После Березовца -бои за Шведчики и Галчинский. Бросок через Севск и Подлесные Новоселки в Хинельские леса на Хутор Михайловский. Моя рота, моя «Шура» первая врывалась в Шостку, первой вышла на реку Сож.
На высоком берегу этой реки меня ранило осколком танкового снаряда. И после госпиталя я попал в другую часть, закончив войну в Кенигсберге. Я много прошел, много видел. До 1981 года служил в Советской армии, защищая интересы своей страны во многих точках мира.
Но Березовец и Прудки, Тростенчик и Марс, Лукинка и Шведчики, Юпитер и Василек останутся в памяти, как время моей военной молодости, чистых искренних отношений.

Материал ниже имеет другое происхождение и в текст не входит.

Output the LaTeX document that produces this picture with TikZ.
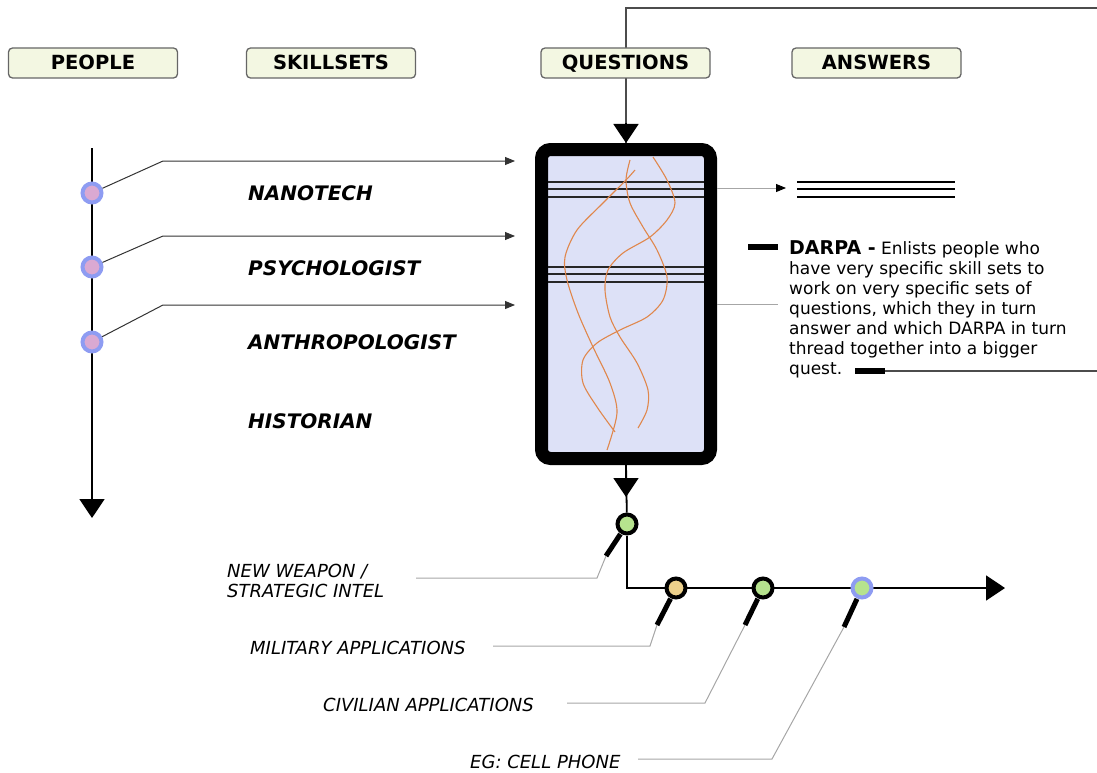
\documentclass[tikz,border=0pt]{standalone}
\usepackage{fontspec}
\setmainfont{DejaVu Sans}
\usetikzlibrary{arrows.meta}
\definecolor{hdrfill}{HTML}{F3F7E2}
\definecolor{boxfill}{HTML}{DDE1F7}
\definecolor{threadcol}{HTML}{E0874C}
\definecolor{pinkdot}{HTML}{DAA9D2}
\definecolor{bluering}{HTML}{8E9CF2}
\definecolor{greendot}{HTML}{B6E38E}
\definecolor{tandot}{HTML}{ECD08B}
\definecolor{leader}{HTML}{A6A6A6}
\tikzset{
  header/.style={draw=black!60, fill=hdrfill, line width=1.3pt, rounded corners=4pt,
    minimum width=169pt, minimum height=30pt, inner sep=0pt,
    text height=14pt, text depth=0pt, font=\fontsize{19.5}{22}\selectfont\bfseries},
  skill/.style={anchor=base west, inner sep=0pt, font=\fontsize{20}{22}\selectfont\bfseries\itshape},
  outlabel/.style={anchor=base west, inner sep=0pt, align=left, font=\fontsize{18}{20}\selectfont\itshape},
  note/.style={anchor=base west, inner sep=0pt, align=left, font=\fontsize{17}{20}\selectfont},
  person/.style={circle, draw=bluering, fill=pinkdot, line width=4pt, minimum size=19pt, inner sep=0pt},
  result/.style={circle, draw=black, line width=4pt, minimum size=19pt, inner sep=0pt},
  bigtip/.style={-{Triangle[length=19pt,width=25pt]}},
  main/.style={line width=1.8pt},
  feed/.style={line width=1pt, black!80, -{Triangle[length=10pt,width=8pt]}},
  thread/.style={threadcol, line width=1.1pt},
  handle/.style={line width=5pt, shorten <=12pt},
  leadline/.style={leader, line width=1pt},
  bar/.style={line width=5.5pt},
}
\begin{document}
\begin{tikzpicture}[x=1pt, y=-1pt]
\useasboundingbox (0,0) rectangle (1097,773);

\node[draw, line width=13pt, fill=boxfill, rounded corners=9pt,
  minimum width=169pt, minimum height=309pt] (qbox) at (626,304) {};
\foreach \y in {182,189,197,267,274,282}
  \draw[line width=2.3pt, black!85] (548,\y) -- (704,\y);
\draw[thread] plot[smooth] coordinates {(635,170) (626,180) (603,203) (577,230) (565,257)
  (567,280) (578,313) (593,347) (610,383) (617,413) (607,450)};
\draw[thread] plot[smooth] coordinates {(630,160) (626,180) (630,203) (643,227) (657,250)
  (667,277) (663,300) (647,317) (620,330) (597,343) (583,360) (583,383) (597,407) (615,432)};
\draw[thread] plot[smooth] coordinates {(653,157) (667,180) (675,203) (667,220) (650,237)
  (623,253) (608,270) (605,290) (610,317) (620,337) (637,363) (648,390) (647,410) (638,428)};

\coordinate (topin) at (1097,8);
\draw[main, black!70] (topin) -- (qbox.north |- topin) -- (qbox.north);
\draw[main, bigtip] ([yshift=20pt]qbox.north) -- (qbox.north);

\node[header] (people) at (93,63) {PEOPLE};
\node[header] (skills) at (331,63) {SKILLSETS};
\node[header] (quest) at (625.5,63) {QUESTIONS};
\node[header] (answers) at (876.5,63) {ANSWERS};

\coordinate (ptop) at (92,148);
\coordinate (pend) at (92,518);
\draw[main, bigtip] (ptop) -- (pend);
\foreach \n/\y/\ly in {p1/193/161, p2/267/236, p3/342/305} {
  \node[person] (\n) at (92,\y) {};
  \coordinate (\n-in) at (515,\ly);
  \draw[feed] (\n) -- (163,\ly) -- (\n-in);
}
\foreach \t/\y in {NANOTECH/200, PSYCHOLOGIST/275, ANTHROPOLOGIST/349, HISTORIAN/428}
  \node[skill] (\t) at (248,\y) {\t};

\coordinate (ansin) at (786,188);
\draw[line width=1pt, leader, -{Triangle[length=10pt,width=8pt,black]}] (qbox.east |- ansin) -- (ansin);
\foreach \y in {182,189,197}
  \draw[line width=2.3pt] (797,\y) -- (955,\y);

\coordinate (dnote) at (778,304);
\draw[leadline] (qbox.east |- dnote) -- (dnote);
\draw[bar] (748,247) -- (778,247);
\node[note] (darpa) at (789,374.5) {{\fontsize{19}{20}\selectfont\bfseries DARPA -} Enlists people who\\
  have very specific skill sets to\\ work on very specific sets of\\
  questions, which they in turn\\ answer and which DARPA in turn\\
  thread together into a bigger\\ quest.};
\coordinate (qend) at (1097,371);
\draw[bar] (855,371) -- (885,371);
\draw[line width=1.2pt, black!70] (885,371) -- (qend);

\node[result, fill=greendot] (out) at (627,524) {};
\draw[main] (qbox.south) -- (out);
\draw[main, bigtip] (qbox.south) -- ([yshift=-32pt]qbox.south);
\coordinate (aend) at (1005,588);
\draw[main, bigtip] (out) |- (aend);
\node[result, fill=tandot] (mil) at (676,588) {};
\node[result, fill=greendot] (civ) at (763,588) {};
\node[result, fill=greendot, draw=bluering] (eg) at (862,588) {};

\draw[handle] (out.center) -- ++(-21,32) coordinate (outH);
\draw[handle] (mil.center) -- ++(-19,37) coordinate (milH);
\draw[handle] (civ.center) -- ++(-18,37) coordinate (civH);
\draw[handle] (eg.center) -- ++(-18,39) coordinate (egH);

\node[outlabel] (weapon) at (227,597.5) {NEW WEAPON /\\STRATEGIC INTEL};
\node[outlabel] (military) at (250,654.5) {MILITARY APPLICATIONS};
\node[outlabel] (civilian) at (323,711.5) {CIVILIAN APPLICATIONS};
\node[outlabel] (phone) at (470,768.5) {EG: CELL PHONE};

\draw[leadline] (outH) -- ++(-9,22) -- (416,578);
\draw[leadline] (milH) -- ++(-7,21) -- (493,646);
\draw[leadline] (civH) -- ++(-40,78) -- (567,703);
\draw[leadline] (egH) -- ++(-72,132) -- (638,759);
\end{tikzpicture}
\end{document}
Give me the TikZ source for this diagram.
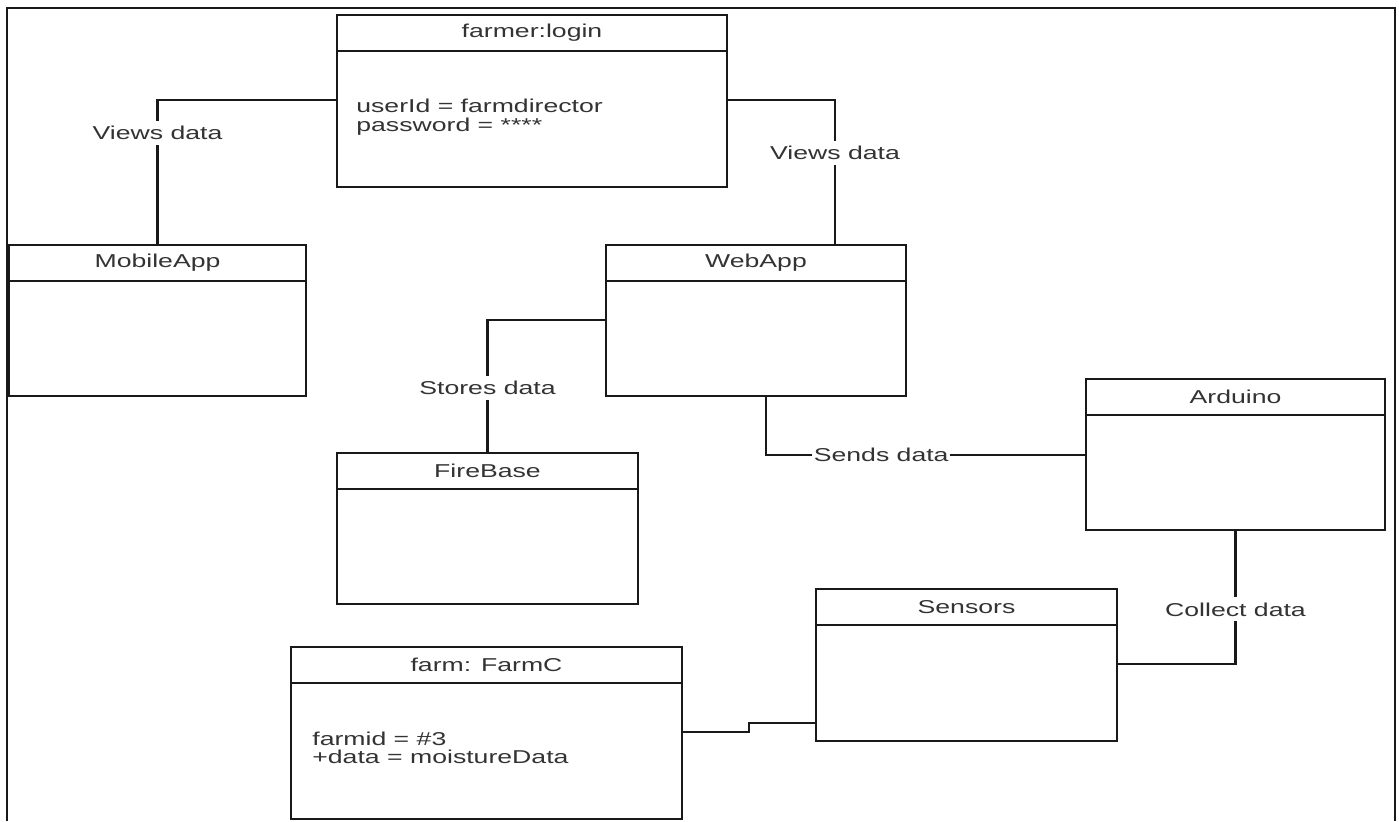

Названия этих деревень - это память о моей 257-й отдельной штрафной роте, моей «Шуре», о моих однополчанах-штрафниках, погибших на Вашей земле.
С уважением: Дебольский Дмитрий Владимирович
Заместитель командира отдельной армейской 257-й штрафной роты.
Под Комаричеми и Севском в марте-августе 1943г-лейтенант.